Frank Gnup

Profile
- Positions: Halfback & Quarterback

Personal information
- Born: April 5, 1917 Aliquippa, Pennsylvania
- Died: September 27, 1976 (aged 59) Vancouver, British Columbia

Career information
- College: Manhattan College

Career history

Playing
- 1946–49: Hamilton Wildcats
- 1950: Toronto Argonauts
- 1952: Brantford Redskins

Coaching
- 1955–73: UBC Thunderbirds

Awards and highlights
- Grey Cup champion (1950); Imperial Oil Trophy (1946); CFL All-Star (1946);

= Frank Gnup =

Canadian football player (1917–1976)

Frank Theodore Gnup (April 5, 1917 - September 27, 1976) was an American quarterback, halfback and coach who played Canadian football from 1946 to 1952.

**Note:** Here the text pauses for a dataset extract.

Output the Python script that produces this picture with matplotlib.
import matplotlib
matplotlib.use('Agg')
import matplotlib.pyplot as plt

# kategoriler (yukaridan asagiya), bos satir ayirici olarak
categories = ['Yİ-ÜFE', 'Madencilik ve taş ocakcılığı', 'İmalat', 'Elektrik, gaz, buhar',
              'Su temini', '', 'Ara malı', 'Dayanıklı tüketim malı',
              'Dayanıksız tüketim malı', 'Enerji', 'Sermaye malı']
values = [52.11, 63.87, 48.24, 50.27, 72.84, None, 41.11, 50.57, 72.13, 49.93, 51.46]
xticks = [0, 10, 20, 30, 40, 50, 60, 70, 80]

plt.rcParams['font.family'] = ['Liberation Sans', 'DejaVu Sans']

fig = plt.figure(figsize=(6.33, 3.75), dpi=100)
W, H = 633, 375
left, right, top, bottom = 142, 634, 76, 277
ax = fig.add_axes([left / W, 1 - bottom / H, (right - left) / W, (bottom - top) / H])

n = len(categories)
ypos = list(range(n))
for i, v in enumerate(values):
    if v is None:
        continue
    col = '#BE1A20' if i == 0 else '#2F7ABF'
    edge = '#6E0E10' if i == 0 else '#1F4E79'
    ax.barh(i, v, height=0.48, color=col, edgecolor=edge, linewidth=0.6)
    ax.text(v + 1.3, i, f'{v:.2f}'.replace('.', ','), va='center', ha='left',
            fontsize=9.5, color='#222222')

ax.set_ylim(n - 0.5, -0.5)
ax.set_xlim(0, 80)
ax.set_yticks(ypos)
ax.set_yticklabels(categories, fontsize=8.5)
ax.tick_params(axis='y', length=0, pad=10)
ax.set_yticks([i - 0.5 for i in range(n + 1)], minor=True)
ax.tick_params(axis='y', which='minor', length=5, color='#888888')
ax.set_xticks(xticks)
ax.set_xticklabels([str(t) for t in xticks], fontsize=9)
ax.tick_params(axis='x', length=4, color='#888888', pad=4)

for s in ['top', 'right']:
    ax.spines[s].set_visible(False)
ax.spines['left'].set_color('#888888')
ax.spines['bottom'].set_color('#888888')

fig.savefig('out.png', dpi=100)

A native of Aliquippa, Pennsylvania who was a star player at Manhattan College, Gnup took the Ontario Rugby Football Union by storm in 1946 as a player-coach, leading his Hamilton Wildcats to the league championship game, was named an all-star, and won the Imperial Oil Trophy as ORFU most valuable player. He played in Hamilton for 3 more seasons, but had a falling-out, and played the 1950 season with the Toronto Argonauts (6 regular season games.) He finished his playing days in 1952 with the Brantford Redskins of the ORFU.

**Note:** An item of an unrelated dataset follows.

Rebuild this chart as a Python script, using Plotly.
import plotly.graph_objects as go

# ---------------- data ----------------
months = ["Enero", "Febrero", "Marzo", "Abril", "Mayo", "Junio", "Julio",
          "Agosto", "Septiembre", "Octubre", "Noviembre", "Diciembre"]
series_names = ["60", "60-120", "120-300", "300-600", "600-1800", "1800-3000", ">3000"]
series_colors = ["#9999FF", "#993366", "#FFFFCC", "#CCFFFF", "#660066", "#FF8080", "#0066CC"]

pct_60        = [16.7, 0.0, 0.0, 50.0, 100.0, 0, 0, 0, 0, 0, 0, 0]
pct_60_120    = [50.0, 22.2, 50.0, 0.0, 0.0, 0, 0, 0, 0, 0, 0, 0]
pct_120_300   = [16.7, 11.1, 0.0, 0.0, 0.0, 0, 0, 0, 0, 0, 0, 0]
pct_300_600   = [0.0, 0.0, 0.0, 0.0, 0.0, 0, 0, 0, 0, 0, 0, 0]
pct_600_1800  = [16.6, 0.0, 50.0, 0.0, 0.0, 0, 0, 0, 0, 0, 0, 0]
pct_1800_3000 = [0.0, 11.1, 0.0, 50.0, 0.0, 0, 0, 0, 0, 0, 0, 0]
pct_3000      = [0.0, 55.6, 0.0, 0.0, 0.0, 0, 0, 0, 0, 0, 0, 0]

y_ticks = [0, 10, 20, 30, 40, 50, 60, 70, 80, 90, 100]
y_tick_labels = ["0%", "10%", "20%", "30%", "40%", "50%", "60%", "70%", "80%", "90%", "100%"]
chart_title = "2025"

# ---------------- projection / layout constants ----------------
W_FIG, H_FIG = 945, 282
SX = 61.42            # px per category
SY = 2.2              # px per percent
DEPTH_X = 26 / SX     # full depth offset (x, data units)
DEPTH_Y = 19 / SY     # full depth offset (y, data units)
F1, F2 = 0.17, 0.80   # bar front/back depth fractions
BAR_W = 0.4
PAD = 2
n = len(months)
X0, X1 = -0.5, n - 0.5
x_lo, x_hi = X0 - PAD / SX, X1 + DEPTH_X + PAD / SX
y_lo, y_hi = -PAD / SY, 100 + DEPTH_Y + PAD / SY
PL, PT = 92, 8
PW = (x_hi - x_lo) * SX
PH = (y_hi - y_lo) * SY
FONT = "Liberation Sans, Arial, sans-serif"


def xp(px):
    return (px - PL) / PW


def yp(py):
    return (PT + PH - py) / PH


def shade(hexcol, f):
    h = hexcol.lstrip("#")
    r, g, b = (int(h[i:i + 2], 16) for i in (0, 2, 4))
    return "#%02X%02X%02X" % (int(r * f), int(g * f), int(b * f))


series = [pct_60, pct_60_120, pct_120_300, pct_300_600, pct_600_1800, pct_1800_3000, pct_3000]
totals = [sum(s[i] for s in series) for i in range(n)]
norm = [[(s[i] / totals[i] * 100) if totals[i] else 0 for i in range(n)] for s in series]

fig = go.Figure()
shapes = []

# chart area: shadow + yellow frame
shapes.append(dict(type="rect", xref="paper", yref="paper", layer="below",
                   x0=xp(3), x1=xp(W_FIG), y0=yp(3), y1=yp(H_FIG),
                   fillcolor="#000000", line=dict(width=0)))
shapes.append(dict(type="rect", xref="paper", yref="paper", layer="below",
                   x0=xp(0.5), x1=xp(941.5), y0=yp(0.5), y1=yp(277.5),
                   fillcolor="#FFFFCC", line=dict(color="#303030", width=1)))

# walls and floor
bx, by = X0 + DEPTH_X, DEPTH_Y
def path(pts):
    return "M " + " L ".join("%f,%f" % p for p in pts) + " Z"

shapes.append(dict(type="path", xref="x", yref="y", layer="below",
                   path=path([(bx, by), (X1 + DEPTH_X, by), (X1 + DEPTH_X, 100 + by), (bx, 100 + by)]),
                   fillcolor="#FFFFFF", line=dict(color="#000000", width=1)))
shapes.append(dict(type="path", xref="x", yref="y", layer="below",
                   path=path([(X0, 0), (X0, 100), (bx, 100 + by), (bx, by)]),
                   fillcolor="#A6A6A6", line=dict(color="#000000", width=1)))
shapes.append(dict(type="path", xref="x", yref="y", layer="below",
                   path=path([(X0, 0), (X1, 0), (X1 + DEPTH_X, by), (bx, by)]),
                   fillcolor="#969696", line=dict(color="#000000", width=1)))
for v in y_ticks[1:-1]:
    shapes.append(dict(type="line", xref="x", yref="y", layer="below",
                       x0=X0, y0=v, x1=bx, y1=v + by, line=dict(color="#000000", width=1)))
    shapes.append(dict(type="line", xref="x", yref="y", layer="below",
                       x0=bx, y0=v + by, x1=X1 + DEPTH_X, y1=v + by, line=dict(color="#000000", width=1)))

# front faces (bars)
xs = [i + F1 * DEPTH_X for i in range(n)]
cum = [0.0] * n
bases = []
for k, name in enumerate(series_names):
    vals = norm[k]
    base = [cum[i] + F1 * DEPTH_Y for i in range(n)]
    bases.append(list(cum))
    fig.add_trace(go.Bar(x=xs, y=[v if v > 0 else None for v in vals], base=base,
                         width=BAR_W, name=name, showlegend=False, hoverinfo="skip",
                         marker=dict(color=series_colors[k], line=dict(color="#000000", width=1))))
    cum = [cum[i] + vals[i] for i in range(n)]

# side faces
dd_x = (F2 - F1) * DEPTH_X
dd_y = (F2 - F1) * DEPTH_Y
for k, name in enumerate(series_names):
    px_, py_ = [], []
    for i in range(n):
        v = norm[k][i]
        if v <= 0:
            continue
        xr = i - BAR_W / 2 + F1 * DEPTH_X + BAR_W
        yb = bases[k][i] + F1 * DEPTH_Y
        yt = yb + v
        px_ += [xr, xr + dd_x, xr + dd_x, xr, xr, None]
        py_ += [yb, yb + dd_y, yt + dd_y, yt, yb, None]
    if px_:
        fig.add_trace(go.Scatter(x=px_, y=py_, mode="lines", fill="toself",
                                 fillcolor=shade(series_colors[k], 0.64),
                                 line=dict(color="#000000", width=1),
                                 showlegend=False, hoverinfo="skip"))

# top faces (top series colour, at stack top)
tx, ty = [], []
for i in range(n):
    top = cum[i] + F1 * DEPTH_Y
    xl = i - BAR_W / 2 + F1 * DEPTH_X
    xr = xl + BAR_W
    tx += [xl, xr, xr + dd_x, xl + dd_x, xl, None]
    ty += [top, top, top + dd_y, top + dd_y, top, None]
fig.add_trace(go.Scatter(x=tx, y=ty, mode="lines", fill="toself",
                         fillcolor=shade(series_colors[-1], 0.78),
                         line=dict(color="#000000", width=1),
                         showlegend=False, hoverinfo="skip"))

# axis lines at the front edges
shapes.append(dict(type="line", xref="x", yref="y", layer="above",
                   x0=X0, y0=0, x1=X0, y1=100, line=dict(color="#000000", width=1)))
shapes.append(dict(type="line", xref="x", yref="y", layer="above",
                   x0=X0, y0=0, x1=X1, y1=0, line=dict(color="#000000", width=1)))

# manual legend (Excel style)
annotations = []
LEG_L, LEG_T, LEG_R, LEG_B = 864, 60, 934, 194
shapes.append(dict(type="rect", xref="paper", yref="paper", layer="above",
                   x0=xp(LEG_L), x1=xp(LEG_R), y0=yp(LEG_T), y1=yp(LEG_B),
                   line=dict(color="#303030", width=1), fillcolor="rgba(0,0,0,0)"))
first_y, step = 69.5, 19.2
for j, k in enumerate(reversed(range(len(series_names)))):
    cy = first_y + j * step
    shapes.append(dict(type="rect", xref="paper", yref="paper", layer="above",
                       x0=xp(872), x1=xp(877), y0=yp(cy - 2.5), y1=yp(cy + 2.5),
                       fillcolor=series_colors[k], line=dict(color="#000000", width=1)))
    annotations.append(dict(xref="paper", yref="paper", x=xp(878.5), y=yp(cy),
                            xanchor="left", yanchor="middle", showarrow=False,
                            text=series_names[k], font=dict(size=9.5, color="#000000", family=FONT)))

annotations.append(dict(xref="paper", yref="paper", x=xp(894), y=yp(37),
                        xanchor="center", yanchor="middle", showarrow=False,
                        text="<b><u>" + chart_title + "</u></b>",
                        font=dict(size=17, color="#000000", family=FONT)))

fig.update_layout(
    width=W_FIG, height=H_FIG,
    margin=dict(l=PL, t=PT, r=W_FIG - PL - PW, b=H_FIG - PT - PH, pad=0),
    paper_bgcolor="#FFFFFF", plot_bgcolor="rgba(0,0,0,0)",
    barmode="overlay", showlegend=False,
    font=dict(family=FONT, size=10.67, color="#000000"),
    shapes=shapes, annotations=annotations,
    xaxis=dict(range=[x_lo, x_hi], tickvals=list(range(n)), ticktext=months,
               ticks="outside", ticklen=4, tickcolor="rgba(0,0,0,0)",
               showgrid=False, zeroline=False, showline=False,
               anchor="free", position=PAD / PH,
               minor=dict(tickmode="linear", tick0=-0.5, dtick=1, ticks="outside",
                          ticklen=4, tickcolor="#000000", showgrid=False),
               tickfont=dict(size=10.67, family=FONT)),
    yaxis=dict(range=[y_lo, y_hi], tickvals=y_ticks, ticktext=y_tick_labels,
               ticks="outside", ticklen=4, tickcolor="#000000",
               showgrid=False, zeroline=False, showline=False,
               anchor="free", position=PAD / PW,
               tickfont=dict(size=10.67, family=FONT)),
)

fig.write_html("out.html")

After his playing days Gnup took up coaching in 1955 with the UBC Thunderbirds. His 18 years at the University of British Columbia are legendary, and in 1999 he was enshrined in the UBC Sports Hall of Fame. He has since been honoured by having the AAA Provincial Championships and the CWUAA Frank Gnup Memorial Trophy as Player of the Year named after him. The ever cigar chomping Gnup died of a heart attack September 27, 1976, aged 59.